Exercise goal —
Write out all the lines again, precisely as they stand, but without the images.

Data lines —
---------------

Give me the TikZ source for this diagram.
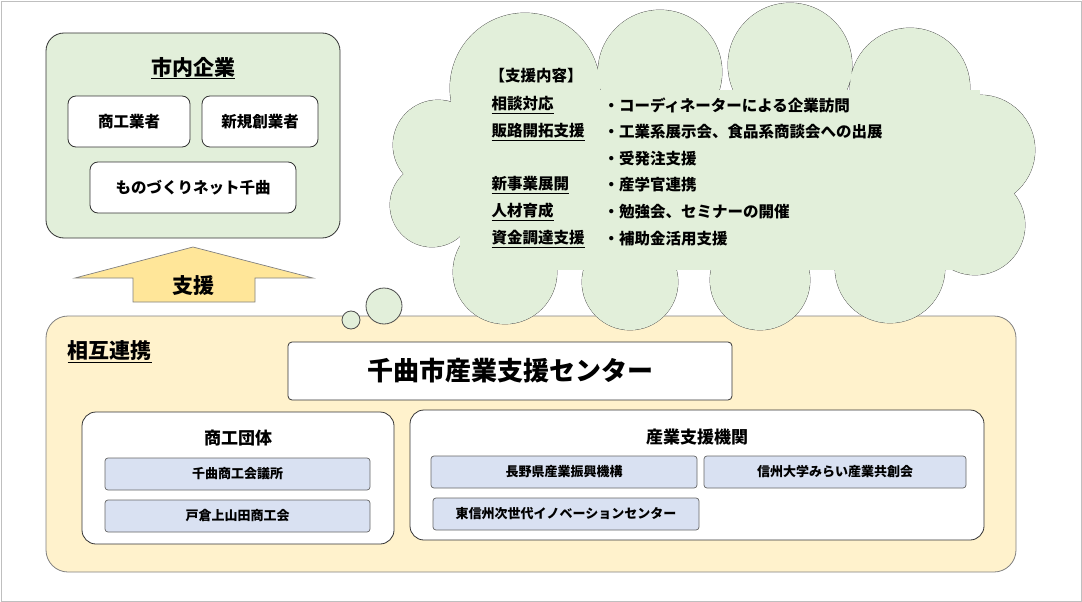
\documentclass[tikz,border=0pt]{standalone}
\usepackage{fontspec}
\setmainfont{Noto Sans CJK JP}
\begin{document}
\begin{tikzpicture}[x=1pt,y=-1pt,
 box/.style={draw=black!80,line width=0.8pt,rounded corners=8pt,fill=white},
 sub/.style={draw=black!60,line width=0.7pt,rounded corners=3pt,fill=sb,font=\fontsize{13}{15}\selectfont\bfseries},
 lbl/.style={font=\fontsize{15.5}{18}\selectfont\bfseries,anchor=west},
 ttl/.style={font=\fontsize{21}{24}\selectfont\bfseries}]
\definecolor{lg}{HTML}{E2EFDA}\definecolor{ly}{HTML}{FFF2CC}\definecolor{ay}{HTML}{FFE699}\definecolor{sb}{HTML}{D9E1F2}
\useasboundingbox (0,0) rectangle (1082,602);
\draw[black!25] (1,1) rectangle (1081,601);
% green
\draw[box,fill=lg,rounded corners=18pt] (46,33) rectangle (340,238);
\node[ttl] (t1) at (193,68) {\underline{市内企業}};
\node[box,minimum width=122pt,minimum height=51pt,font=\fontsize{15.5}{18}\selectfont\bfseries] (a) at (129,121.5) {商工業者};
\node[box,minimum width=116pt,minimum height=51pt,font=\fontsize{15.5}{18}\selectfont\bfseries] (b) at (260,121.5) {新規創業者};
\node[box,minimum width=206pt,minimum height=51pt,font=\fontsize{15.5}{18}\selectfont\bfseries] (c) at (193,187.5) {ものづくりネット千曲};
% arrow
\draw[fill=ay,draw=black!50,line width=0.7pt] (133,302)--(133,278)--(75,278)--(193,247)--(313,278)--(255,278)--(255,302)--cycle;
\node[ttl] (s) at (193,286) {支援};
% yellow
\draw[box,fill=ly,rounded corners=22pt,draw=black!50] (46,316) rectangle (1016,572);
\node[ttl,anchor=west] (t2) at (64,352) {\underline{相互連携}};
\node[box,rounded corners=4pt,minimum width=444pt,minimum height=58pt,font=\fontsize{26}{30}\selectfont\bfseries] (ctr) at (510,371) {千曲市産業支援センター};
% cloud
\def\lobes{(525,88) circle (75) (660,72) circle (62) (790,65) circle (62) (910,88) circle (60) (980,150) circle (55) (975,225) circle (50) (890,268) circle (55) (760,280) circle (50) (630,282) circle (48) (505,272) circle (52) (432,205) circle (42) (438,145) circle (45)}
\draw[line width=0.8pt,draw=black!70,fill=lg] \lobes;
\fill[lg] \lobes;
\fill[lg] (460,90) rectangle (980,270);
\draw[line width=0.8pt,draw=black!70,fill=lg] (384,306) circle (18) (351,320) circle (9);
\node[lbl] (h) at (486,76) {【支援内容】};
\foreach \y/\l/\r in {105/相談対応/・コーディネーターによる企業訪問,132/販路開拓支援/・工業系展示会、食品系商談会への出展,159//・受発注支援,185/新事業展開/・産学官連携,212/人材育成/・勉強会、セミナーの開催,239/資金調達支援/・補助金活用支援}{
 \node[lbl] at (488,\y) {\underline{\l}};
 \node[lbl] at (600,\y) {\r};}
% groups
\draw[box,rounded corners=14pt] (82,412) rectangle (394,544);
\node[font=\fontsize{17}{20}\selectfont\bfseries] (g1) at (238,438) {商工団体};
\node[sub,minimum width=265pt,minimum height=32pt] (k1) at (237.5,474) {千曲商工会議所};
\node[sub,minimum width=265pt,minimum height=32pt] (k2) at (237.5,516) {戸倉上山田商工会};
\draw[box,rounded corners=14pt] (410,410) rectangle (984,540);
\node[font=\fontsize{17}{20}\selectfont\bfseries] (g2) at (697,437) {産業支援機関};
\node[sub,minimum width=266pt,minimum height=32pt] (m1) at (564,472) {長野県産業振興機構};
\node[sub,minimum width=262pt,minimum height=32pt] (m2) at (835,472) {信州大学みらい産業共創会};
\node[sub,minimum width=266pt,minimum height=32pt] (m3) at (566,514) {東信州次世代イノベーションセンター};
\end{tikzpicture}
\end{document}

---------------

Written answer —
Give me the TikZ source for this diagram.
\documentclass[tikz,border=0pt]{standalone}
\usepackage{fontspec}
\setmainfont{Noto Sans CJK JP}
\begin{document}
\begin{tikzpicture}[x=1pt,y=-1pt,
 box/.style={draw=black!80,line width=0.8pt,rounded corners=8pt,fill=white},
 sub/.style={draw=black!60,line width=0.7pt,rounded corners=3pt,fill=sb,font=\fontsize{13}{15}\selectfont\bfseries},
 lbl/.style={font=\fontsize{15.5}{18}\selectfont\bfseries,anchor=west},
 ttl/.style={font=\fontsize{21}{24}\selectfont\bfseries}]
\definecolor{lg}{HTML}{E2EFDA}\definecolor{ly}{HTML}{FFF2CC}\definecolor{ay}{HTML}{FFE699}\definecolor{sb}{HTML}{D9E1F2}
\useasboundingbox (0,0) rectangle (1082,602);
\draw[black!25] (1,1) rectangle (1081,601);
% green
\draw[box,fill=lg,rounded corners=18pt] (46,33) rectangle (340,238);
\node[ttl] (t1) at (193,68) {\underline{市内企業}};
\node[box,minimum width=122pt,minimum height=51pt,font=\fontsize{15.5}{18}\selectfont\bfseries] (a) at (129,121.5) {商工業者};
\node[box,minimum width=116pt,minimum height=51pt,font=\fontsize{15.5}{18}\selectfont\bfseries] (b) at (260,121.5) {新規創業者};
\node[box,minimum width=206pt,minimum height=51pt,font=\fontsize{15.5}{18}\selectfont\bfseries] (c) at (193,187.5) {ものづくりネット千曲};
% arrow
\draw[fill=ay,draw=black!50,line width=0.7pt] (133,302)--(133,278)--(75,278)--(193,247)--(313,278)--(255,278)--(255,302)--cycle;
\node[ttl] (s) at (193,286) {支援};
% yellow
\draw[box,fill=ly,rounded corners=22pt,draw=black!50] (46,316) rectangle (1016,572);
\node[ttl,anchor=west] (t2) at (64,352) {\underline{相互連携}};
\node[box,rounded corners=4pt,minimum width=444pt,minimum height=58pt,font=\fontsize{26}{30}\selectfont\bfseries] (ctr) at (510,371) {千曲市産業支援センター};
% cloud
\def\lobes{(525,88) circle (75) (660,72) circle (62) (790,65) circle (62) (910,88) circle (60) (980,150) circle (55) (975,225) circle (50) (890,268) circle (55) (760,280) circle (50) (630,282) circle (48) (505,272) circle (52) (432,205) circle (42) (438,145) circle (45)}
\draw[line width=0.8pt,draw=black!70,fill=lg] \lobes;
\fill[lg] \lobes;
\fill[lg] (460,90) rectangle (980,270);
\draw[line width=0.8pt,draw=black!70,fill=lg] (384,306) circle (18) (351,320) circle (9);
\node[lbl] (h) at (486,76) {【支援内容】};
\foreach \y/\l/\r in {105/相談対応/・コーディネーターによる企業訪問,132/販路開拓支援/・工業系展示会、食品系商談会への出展,159//・受発注支援,185/新事業展開/・産学官連携,212/人材育成/・勉強会、セミナーの開催,239/資金調達支援/・補助金活用支援}{
 \node[lbl] at (488,\y) {\underline{\l}};
 \node[lbl] at (600,\y) {\r};}
% groups
\draw[box,rounded corners=14pt] (82,412) rectangle (394,544);
\node[font=\fontsize{17}{20}\selectfont\bfseries] (g1) at (238,438) {商工団体};
\node[sub,minimum width=265pt,minimum height=32pt] (k1) at (237.5,474) {千曲商工会議所};
\node[sub,minimum width=265pt,minimum height=32pt] (k2) at (237.5,516) {戸倉上山田商工会};
\draw[box,rounded corners=14pt] (410,410) rectangle (984,540);
\node[font=\fontsize{17}{20}\selectfont\bfseries] (g2) at (697,437) {産業支援機関};
\node[sub,minimum width=266pt,minimum height=32pt] (m1) at (564,472) {長野県産業振興機構};
\node[sub,minimum width=262pt,minimum height=32pt] (m2) at (835,472) {信州大学みらい産業共創会};
\node[sub,minimum width=266pt,minimum height=32pt] (m3) at (566,514) {東信州次世代イノベーションセンター};
\end{tikzpicture}
\end{document}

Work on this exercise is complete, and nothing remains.